Mohamed El-Daley, project management director at Desert Technologies Company, said that 2017 will not witness any additional new and renewable energy projects. Agreements and the adoption of the contracts that have been signed over 2016 will be completed, along with the completion of talks on the second phase of the feed-in tariff.
He explained that the government plays a big role this year in sending a message of reassurance to investors about the seriousness of implementation of projects, especially since companies that had invested in the renewable energy sector two years ago did not begin the actual steps to implement their projects so far.
He called on the Ministry of Electricity to facilitate the procedures for investors, and to provide incentives to encourage investors not to head to other markets such as Jordan, the UAE, Iran, and Morocco.
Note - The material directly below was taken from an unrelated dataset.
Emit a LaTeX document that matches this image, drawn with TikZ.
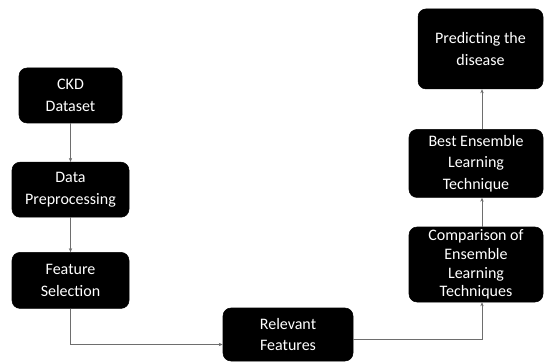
\documentclass[tikz,border=0pt]{standalone}
\usepackage{fontspec}
\setmainfont{Carlito}
\usepackage{tikz}
\usetikzlibrary{arrows.meta,positioning}
\definecolor{linegray}{HTML}{6E6E6E}
\tikzset{
  stagebox/.style={
    rectangle, rounded corners=6pt, draw=black, fill=black, text=white,
    minimum width=#1, minimum height=41.25pt,
    font=\fontsize{12}{16}\selectfont, align=center,
    inner sep=2pt
  },
  stagebox/.default=87.75pt,
  flowarrow/.style={
    -{Stealth[length=3pt,width=2.5pt]}, line width=0.6pt, color=linegray
  },
}
\begin{document}
\begin{tikzpicture}[x=0.75pt,y=-0.75pt]
  \useasboundingbox (0,0) rectangle (545,363);
  % left column
  \node[stagebox=77.25pt] (ckd) at (70.5,95.5) {CKD\\Dataset};
  \node[stagebox, below=29pt of ckd] (prep) {Data\\Preprocessing};
  \node[stagebox, below=26pt of prep, minimum height=42pt] (feat) {Feature\\Selection};
  % bottom
  \node[stagebox=97.5pt, minimum height=39.75pt] (rel) at (288,334.5) {Relevant\\Features};
  % right column
  \node[stagebox=100.5pt, minimum height=56.25pt, inner sep=0pt,
        font=\fontsize{12}{14}\selectfont] (comp) at (476,264.5)
        {Comparison of\\Ensemble\\Learning\\Techniques};
  \node[stagebox=100.5pt, minimum height=51pt, above=21.75pt of comp] (best)
        {Best Ensemble\\Learning\\Technique};
  \node[stagebox=93.75pt, minimum height=60pt, above=30pt of best, xshift=3.4pt] (pred)
        {Predicting the\\disease};
  % connectors
  \draw[flowarrow] (ckd) -- (ckd |- prep.north);
  \draw[flowarrow] (prep) -- (prep.south |- feat.north);
  \draw[flowarrow] (feat.south) |- ([yshift=-7.5pt]rel.west);
  \draw[flowarrow] ([yshift=-4pt]rel.east) -| ([xshift=4.5pt]comp.south);
  \draw[flowarrow] ([xshift=4.5pt]comp.north) -- ([xshift=4.5pt]best.south);
  \draw[flowarrow] ([xshift=4.5pt]best.north) -- ([xshift=4.5pt]best.north |- pred.south);
\end{tikzpicture}
\end{document}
Egypt has a great opportunity to make progress in the renewable energy sector during the current year in light of the participation of more than 100 local and international companies in the feed-in tariff and competitive tenders offered by the EETC to establish solar and wind plants with a capacity of 550 MW, he stated.
Hassan Amin, regional manager for Aqua Power Company, said that the investment opportunities in the field of renewable energy in Egypt are considered unique, especially since a number of foreign countries have come close to achieving self-sufficiency in the production of alternative energies.
He explained that the government is required to develop a strategy for the energy sector to ensure the inflow of investments, especially since the liberalisation of the exchange rate. The flotation was a good decision, and must be followed by further decisions to attract investors, including the identification of amount of investment Egypt needs during the coming period.
He pointed out that this year will see a development in the implementation of solar energy projects. Companies that complete feed-in tariff projects are seeking to raise financing for the projects. The tariff structure should be reconsidered to encourage investment, he explained.
Ahmed Ayyad, project manager at Philadelphia Energy, said that among the motivating factors to establish a solar power plant in Egypt is the feed-in tariff system, but so far, there is no clear vision to it.
Ayyad continued that the delayed procedures negatively affect projects, and that the New and Renewable Energy Authority should consider the Jordanian experience in tariff projects.
He predicted that the current year will witness an evolution in the completion of the second phase of the power purchase agreement in the feed-in tariff projects to be signed with investors, and to be actually implemented.